# Available data start
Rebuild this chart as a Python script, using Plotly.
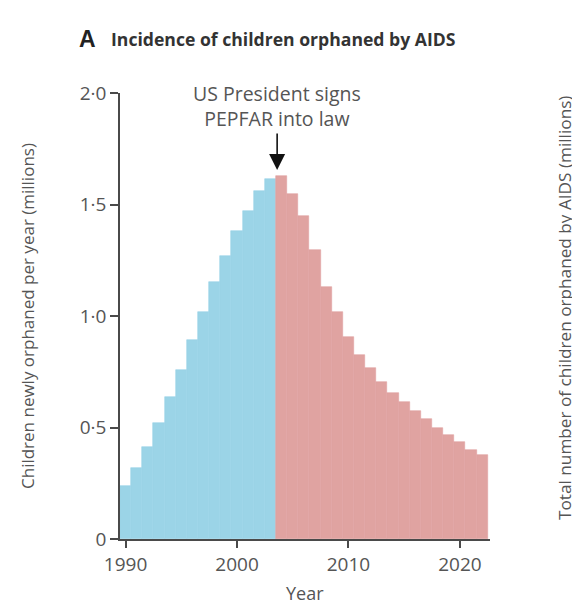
import plotly.graph_objects as go

years_before = list(range(1990, 2004))
values_before = [0.238, 0.32, 0.414, 0.519, 0.638, 0.756, 0.892, 1.017, 1.151, 1.27,
                 1.382, 1.471, 1.561, 1.614]
years_after = list(range(2004, 2023))
values_after = [1.63, 1.547, 1.448, 1.296, 1.131, 1.017, 0.907, 0.823, 0.765, 0.706,
                0.653, 0.616, 0.573, 0.54, 0.496, 0.466, 0.435, 0.4, 0.377]

y_tickvals = [0, 0.5, 1.0, 1.5, 2.0]
y_ticktext = ["0", "0·5", "1·0", "1·5", "2·0"]
x_tickvals = [1990, 2000, 2010, 2020]

BLUE = "#9BD4E7"
RED = "#E0A3A1"
AX = "#4a4a4a"
TXT = "#555555"
FONT = "Open Sans"

fig = go.Figure()
fig.add_trace(go.Bar(x=years_before, y=values_before, width=1,
                     marker=dict(color=BLUE, line=dict(width=0.6, color=BLUE)),
                     showlegend=False, hoverinfo="x+y"))
fig.add_trace(go.Bar(x=years_after, y=values_after, width=1,
                     marker=dict(color=RED, line=dict(width=0.6, color=RED)),
                     showlegend=False, hoverinfo="x+y"))

fig.update_layout(
    width=572, height=598,
    margin=dict(l=112, r=90, t=85, b=67, autoexpand=False),
    paper_bgcolor="white", plot_bgcolor="white",
    bargap=0,
    font=dict(family=FONT, color=TXT, size=17),
    xaxis=dict(range=[1989.5, 2022.7], tickvals=x_tickvals, ticks="outside",
               ticklen=7, tickwidth=1.5, tickcolor=AX, showline=True,
               linecolor=AX, linewidth=1.5, showgrid=False, zeroline=False,
               automargin=False,
               tickfont=dict(family=FONT, size=19, color=TXT)),
    yaxis=dict(range=[0, 2.0], tickvals=y_tickvals, ticktext=y_ticktext,
               ticks="outside", ticklen=8, tickwidth=1.5, tickcolor=AX,
               showline=True, linecolor=AX, linewidth=1.5, showgrid=False,
               zeroline=False, automargin=False,
               tickfont=dict(family=FONT, size=19, color=TXT)),
)

# Title
fig.add_annotation(xref="paper", yref="paper", x=-0.115, y=1.0, yshift=54,
                   xanchor="left", yanchor="middle", showarrow=False,
                   text="<b>A</b>", font=dict(family="Liberation Sans", size=23, color="#222"))
fig.add_annotation(xref="paper", yref="paper", x=-0.03, y=1.0, yshift=54,
                   xanchor="left", yanchor="middle", showarrow=False,
                   text="<b>Incidence of children orphaned by AIDS</b>",
                   font=dict(family=FONT, size=17.6, color="#333"))

# Axis titles
fig.add_annotation(xref="paper", yref="paper", x=0.5, y=0, yshift=-54,
                   showarrow=False, xanchor="center", yanchor="middle",
                   text="Year", font=dict(family=FONT, size=18, color=TXT))
fig.add_annotation(xref="paper", yref="paper", x=0, xshift=-93, y=0.5,
                   textangle=-90, showarrow=False, xanchor="center", yanchor="middle",
                   text="Children newly orphaned per year (millions)",
                   font=dict(family=FONT, size=17, color=TXT))
fig.add_annotation(xref="paper", yref="paper", x=1, xshift=75, y=0.518,
                   textangle=-90, showarrow=False, xanchor="center", yanchor="middle",
                   text="Total number of children orphaned by AIDS (millions)",
                   font=dict(family=FONT, size=17.2, color=TXT))

# PEPFAR annotation
fig.add_annotation(x=2003.6, y=1.94, xref="x", yref="y", showarrow=False,
                   text="US President signs<br>PEPFAR into law",
                   font=dict(family=FONT, size=19.5, color=TXT),
                   xanchor="center", yanchor="middle")
fig.add_annotation(x=2003.6, y=1.655, xref="x", yref="y", showarrow=True,
                   ax=0, ay=-38, arrowhead=2, arrowsize=2, arrowwidth=1.6,
                   arrowcolor="#111", text="")

fig.write_html("out.html")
# Available data end
Reproduce only the lines from the beginning of the data through the line that contains "import plotly.graph_objects as go", both included, and please drop the pictures.

* Final answer
Rebuild this chart as a Python script, using Plotly.
import plotly.graph_objects as go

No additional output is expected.